No, of course not. The issue is the subsidy that the long-distance phone rates have traditionally conferred on the local service. Changes in communications technology now make it necessary to end that subsidy, a process that is never painless.

The subsidy in this case is very large--as the FCC calculates it, about $10.7 billion a year, or nearly 40 percent of total long-distance revenues. For decades government regulators have deliberately kept long-distance service overpriced and local service underpriced with the intention of enabling everyone to afford a phone. The idea worked tolerably well as long as there was only one national unified system, AT&T. But now other companies are competing with AT&T for its long-distance business. If AT&T is forced to continue the overcharges, its competitors will eat it up. If the regulators force the competitors to help carry the overcharges, the big customers will shift to private systems beyond the reach of the regulators. Many large companies already operate their own systems, and they are proliferating rapidly.

The FCC has concluded, correctly, that it's time to end the whole tottering structure of overcharges and subsidies. It wants to do that gradually, over the next six years, starting with an increase next January of $2 a month for each residential line. The FCC, incidentally, has made its own contribution to the confusion by calling this increase an "access" charge. It's not. It's simply the first step in bringing the price of local service up to the full cost, as the subsidy declines.
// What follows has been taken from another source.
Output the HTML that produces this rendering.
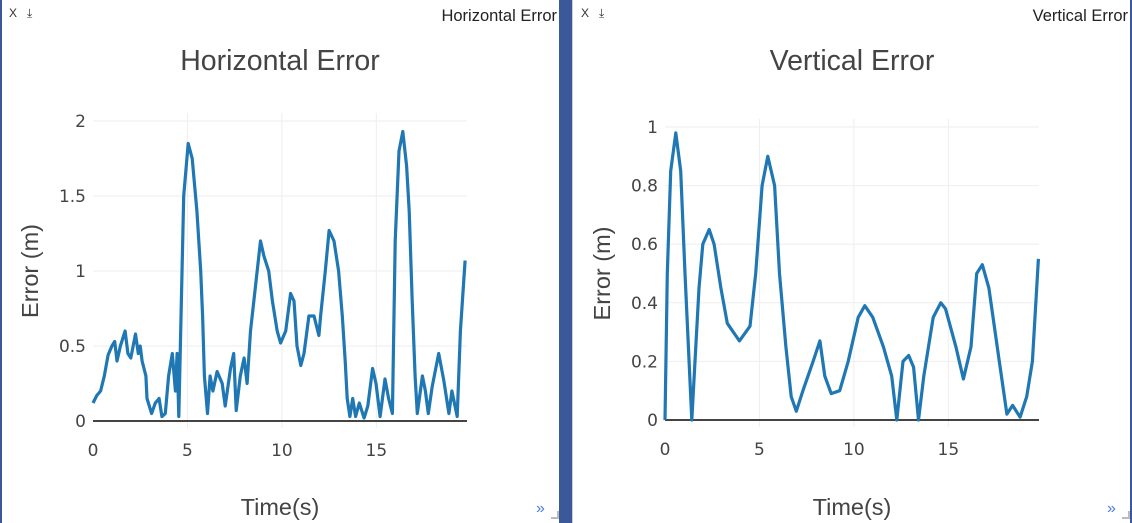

A lot of congressmen want to write legislation to continue subsidizing local phone bills. It won't work. The technology will keep outrunning them. If they want to address the small number of genuine hardship cases, the way to do it is through a small increase in the present federal tax on phone service. But, as the FCC points out, the cost of phone service after inflation has dropped 30 percent over the past decade. While the price of local service goes up, the price of long-distance calls will keep coming down. After all these years the subsidy evokes a certain sentimental affection. But as serious social policy the case for it has long since evaporated.